Com 40 anos de existência mas cheirando a mofo tóxico de mais de 100 anos, a axé-music aproveita os ventos tendenciosos do brega-vintage - a nostalgia de resultados que busca gourmetizar a mediocridade musical do passado - para se vender como algo que nunca foi, "música de protesto".
Até hoje fico abismado quando uma parcela das esquerdas tenta creditar a música "Xibom Bom Bom" como "hino marxista" - algo comparável a definir "Atirei o Pau no Gato" como hino oficial das guerrilhas guevaristas e bolivarianas - , mesmo sendo ela composta por um empresário (as cantoras de As Meninas nunca compuseram uma vírgula no repertório que cantam).
Confesso que eu tentei perguntar, para mim mesmo, se a classificação de "Xibom Bom Bom" como música "baseada" na trilogia O Capital de Karl Marx não seria uma daquelas piadas do antigo Planeta Diário (um dos embriões do Casseta & Planeta). Infelizmente, não, a tese é levada a sério, mesmo com um verso roubado de "A Cidade" de Chico Science: "O de cima sobe e o de baixo desce".
Mas a onda pegou e aí temos a polarização entre o "axé do mal", marcada pela cantora Cláudia Leitte - que, ao lado de Netinho, manifestou simpatia por Jair Bolsonaro - e o "axé do bem", voltado às causas identitárias (uma causa típica dos neoliberais dos EUA, mas que aqui é tida como "movimento de esquerda"), faz a axé-music se vender como um "movimento politizado", se apropriando até mesmo da simbologia dos movimentos negros do passado em Salvador.
Já bastou o papelão que foi a entrevista de Pedro Alexandre Sanches, o "menino de ouro" de Otávio Frias Filho, com o cineasta Chico Kertèsz - filho de outro direitista metido a esquerdão, Mário Kertèsz, o astro-rei da Rádio Metrópole, de Salvador - , que definiram, juntos, a axé-music como um movimento que "começou privado e virou estatal", uma mentira que só serve para situações como as de agora, quando a ministra da Cultura é a cantora baiana Margareth Menezes e, com isso, o Carnaval de Salvador sempre tem nas mãos generosas verbas públicas e incentivos fiscais da iniciativa privada.
Com a gourmetização da música brega-popularesca, beneficiada pelos seus mais de 30 anos de sucesso ininterrupto, o saudosismo fabricado pela mídia sob generosas passagens de pano da crítica especializada faz com que a mediocridade do passado ganhasse reputação de "genial", com direito a certos exageros, como definir o comercialismo popularesco como "não-comercial", sob o pretexto de estimular a empatia dos fãs.
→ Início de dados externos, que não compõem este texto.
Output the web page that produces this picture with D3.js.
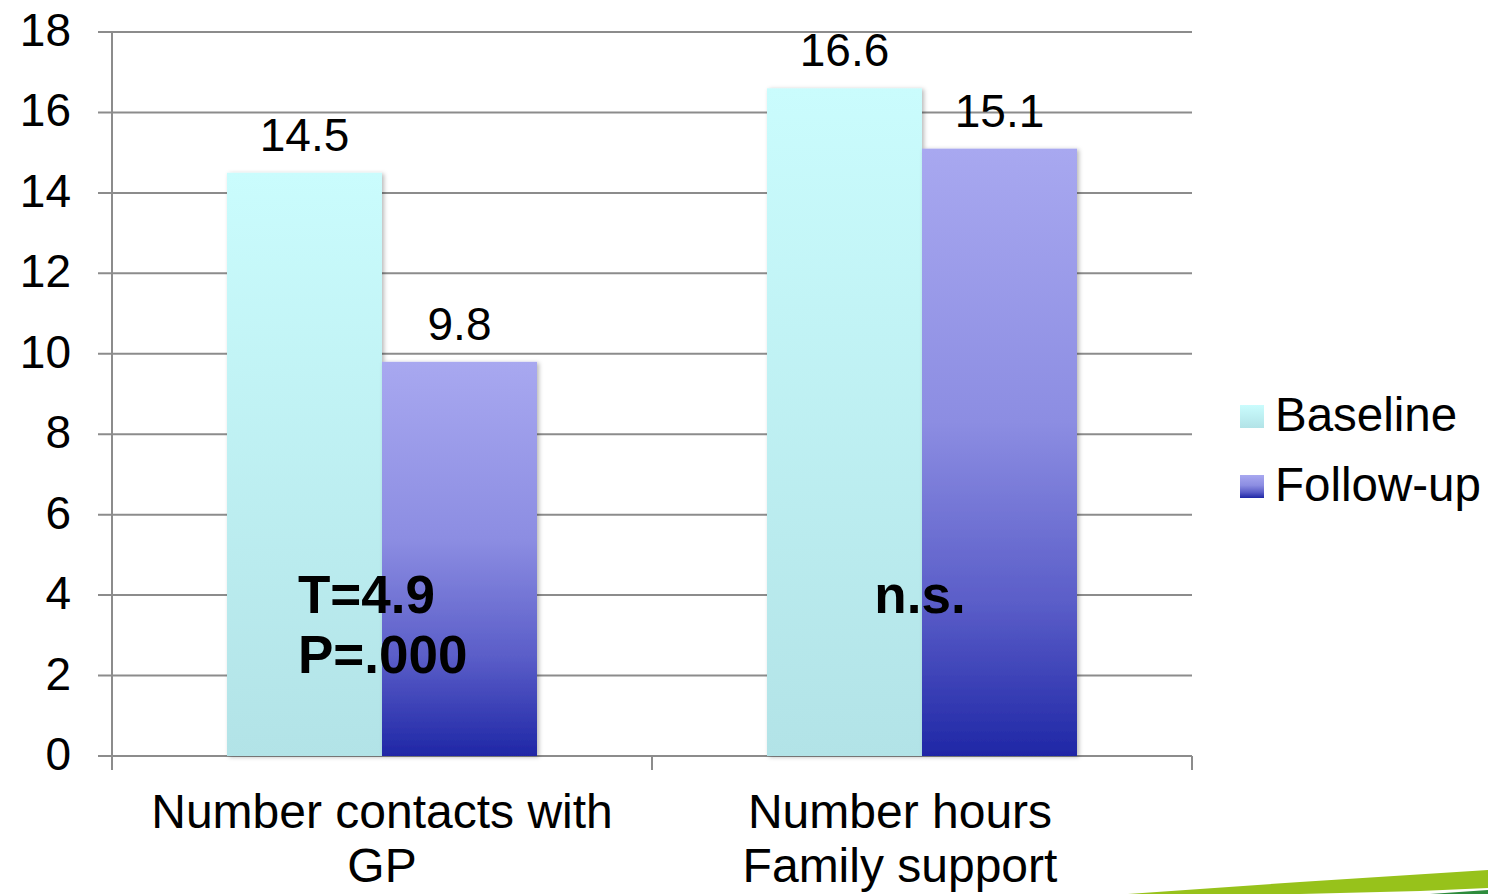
<!DOCTYPE html>
<html>
<head>
<meta charset="utf-8">
<script src="https://cdn.jsdelivr.net/npm/d3@7/dist/d3.min.js"></script>
<style>
  html, body { margin: 0; padding: 0; background: #fff; }
  svg { display: block; font-family: "Liberation Sans", Arial, Helvetica, sans-serif; }
</style>
</head>
<body>
<svg id="chart" width="1488" height="894"></svg>
<script>
// Categories (multi-line labels) and series
const categories = ["Number contacts with GP", "Number hours Family support"];
const categoryLines = [["Number contacts with", "GP"], ["Number hours", "Family support"]];
const seriesNames = ["Baseline", "Follow-up"];
const baselineValues = [14.5, 16.6];
const followUpValues = [9.8, 15.1];
const yTicks = [0, 2, 4, 6, 8, 10, 12, 14, 16, 18];
const statLabels = [["T=4.9", "P=.000"], ["n.s."]];

const svg = d3.select("#chart");
const defs = svg.append("defs");

// Vertical gradients for each series
const gradStops = {
  "Baseline": [[0, "#CAFCFD"], [1, "#B2E3E7"]],
  "Follow-up": [[0, "#A8A8F0"], [0.45, "#8C8DE2"], [0.75, "#5A5DC8"], [1, "#1F27A6"]]
};
seriesNames.forEach((s, i) => {
  const g = defs.append("linearGradient")
    .attr("id", "grad" + i)
    .attr("x1", 0).attr("y1", 0).attr("x2", 0).attr("y2", 1);
  gradStops[s].forEach(([o, c]) => g.append("stop").attr("offset", o).attr("stop-color", c));
});

const shadow = defs.append("filter").attr("id", "barShadow")
  .attr("x", "-10%").attr("y", "-10%").attr("width", "130%").attr("height", "130%");
shadow.append("feDropShadow")
  .attr("dx", 2).attr("dy", 1).attr("stdDeviation", 2)
  .attr("flood-color", "#000").attr("flood-opacity", 0.28);

// Scales
const x0 = d3.scaleBand().domain(categories).range([112, 1192]).paddingInner(0).paddingOuter(0);
const x1 = d3.scaleBand().domain(seriesNames).range([0, x0.bandwidth()]).paddingInner(0).paddingOuter(0.742);
const y = d3.scaleLinear().domain([0, 18]).range([756, 32]);

const gridColor = "#8c8c8c";

// Horizontal gridlines + left tick marks
svg.append("g")
  .selectAll("line")
  .data(yTicks)
  .join("line")
  .attr("x1", 98).attr("x2", 1192)
  .attr("y1", d => y(d)).attr("y2", d => y(d))
  .attr("stroke", gridColor).attr("stroke-width", 2);

// Y axis line
svg.append("line")
  .attr("x1", 112).attr("x2", 112)
  .attr("y1", y(18)).attr("y2", 770)
  .attr("stroke", gridColor).attr("stroke-width", 2);

// Category separator ticks on x axis
const xTickPos = [x0.range()[0], ...categories.map(c => x0(c) + x0.bandwidth())];
svg.append("g")
  .selectAll("line")
  .data(xTickPos)
  .join("line")
  .attr("x1", d => d).attr("x2", d => d)
  .attr("y1", y(0)).attr("y2", 770)
  .attr("stroke", gridColor).attr("stroke-width", 2);

// Y tick labels
svg.append("g")
  .selectAll("text")
  .data(yTicks)
  .join("text")
  .attr("x", 71)
  .attr("y", d => y(d) + 14)
  .attr("text-anchor", "end")
  .attr("font-size", 46)
  .attr("fill", "#000")
  .text(d => d);

// Bars
const rows = categories.map((c, i) => ({
  category: c,
  values: [
    { series: seriesNames[0], idx: 0, value: baselineValues[i] },
    { series: seriesNames[1], idx: 1, value: followUpValues[i] }
  ]
}));

const groups = svg.append("g")
  .selectAll("g")
  .data(rows)
  .join("g")
  .attr("transform", d => `translate(${x0(d.category)},0)`);

groups.selectAll("rect")
  .data(d => d.values)
  .join("rect")
  .attr("x", d => x1(d.series))
  .attr("y", d => y(d.value))
  .attr("width", x1.bandwidth())
  .attr("height", d => y(0) - y(d.value))
  .attr("fill", d => `url(#grad${d.idx})`)
  .attr("filter", "url(#barShadow)");

// Value labels
groups.selectAll("text.val")
  .data(d => d.values)
  .join("text")
  .attr("class", "val")
  .attr("x", d => x1(d.series) + x1.bandwidth() / 2)
  .attr("y", d => y(d.value) - 22)
  .attr("text-anchor", "middle")
  .attr("font-size", 46)
  .attr("fill", "#000")
  .text(d => d.value.toFixed(1));

// Statistical annotations
svg.append("g")
  .selectAll("text")
  .data(statLabels[0])
  .join("text")
  .attr("x", 298)
  .attr("y", (d, i) => 613 + i * 60)
  .attr("font-size", 53)
  .attr("font-weight", "bold")
  .attr("fill", "#000")
  .text(d => d);

svg.append("text")
  .attr("x", x0(categories[1]) + x1(seriesNames[1]) - 2)
  .attr("y", 613)
  .attr("text-anchor", "middle")
  .attr("font-size", 53)
  .attr("font-weight", "bold")
  .attr("fill", "#000")
  .text(statLabels[1][0]);

// Category labels (the second one sits slightly left of its band centre)
const labelShift = [0, -22];
const catLabels = svg.append("g")
  .selectAll("text")
  .data(categories)
  .join("text")
  .attr("x", (d, i) => x0(d) + x0.bandwidth() / 2 + labelShift[i])
  .attr("y", 828)
  .attr("text-anchor", "middle")
  .attr("font-size", 48)
  .attr("fill", "#000");
catLabels.selectAll("tspan")
  .data((d, i) => categoryLines[i])
  .join("tspan")
  .attr("x", function () { return d3.select(this.parentNode).attr("x"); })
  .attr("dy", (d, i) => i === 0 ? 0 : 54)
  .text(d => d);

// Legend
const legend = svg.append("g")
  .selectAll("g")
  .data(seriesNames)
  .join("g")
  .attr("transform", (d, i) => `translate(1240,${405 + i * 70})`);
legend.append("rect")
  .attr("width", 24).attr("height", 23)
  .attr("fill", (d, i) => `url(#grad${i})`);
legend.append("text")
  .attr("x", 35).attr("y", 26)
  .attr("font-size", 47.5)
  .attr("fill", "#000")
  .text(d => d);

// Decorative swoosh in the lower-right corner
svg.append("path")
  .attr("d", "M1128,894 L1300,882 L1488,870 L1488,888 L1420,891 L1300,894 Z")
  .attr("fill", "#97C21B");
svg.append("path")
  .attr("d", "M1430,894 L1488,890 L1488,894 Z")
  .attr("fill", "#2E8C3C");
</script>
</body>
</html>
E isso quando até o mundo mineral sabe que a música popularesca é tão comercial quanto os desvarios neoliberais que Roberto Campos Neto herdou do célebre avô do mesmo nome.
E é constrangedor definir a axé-music como "canção de protesto", a ponto de usar como "prova" o fato de uma banda de indie rock estadunidense, Haim, ter tocado "Ilariê", sucesso da Xuxa composto por Cid Guerreiro, como se esse sucesso fosse uma hipotética resposta brasileira a "The Times They Are A-Changin'", de Bob Dylan. É ilustrativo que todo o pop comercial quer ter a reputação de Bob Dylan enquanto o próprio Dylan não gosta de ser cultuado através do próprio mito de "cantor de protesto".
Vários estilos brega-popularescos, como o "funk", o trap e a axé-music se vendem como "canção de protesto", e os ídolos cafonas do passado foram definidos como "cantores de protesto" por um Paulo César de Araújo com apetite de produzir fake news historiográficas em Eu Não Sou Cachorro Não, com direito a explorar supostas militâncias de Waldick Soriano e Odair José, este tendenciosamente apelidado de "Bob Dylan da Central".
Torna-se desonesto ver a axé-music, com sua única preocupação com o entretenimento mais consumista, como definir a alegria humana e até um ato como beijar na boca como "mercadorias", se passar por "canção de protesto" usando, de forma meramente especulativa, o pretexto de manifestações realmente engajadas, como os movimentos negros associados a inúmeros fatos históricos de âmbito nacional.
Tudo isso é uma grande farsa e definir "Xibom Bom Bom" como "música de protesto" revelam o grande retardamento cultural de um país atrasado e de uma sociedade infantilizada mas dotada de muito complexo de superioridade, algo que se torna perigoso diante das pretensões do Brasil, culturalmente precarizado, em dominar o mundo, algo que, felizmente não vai ocorrer, por uma razão muito simples: o Primeiro Mundo não vai deixar.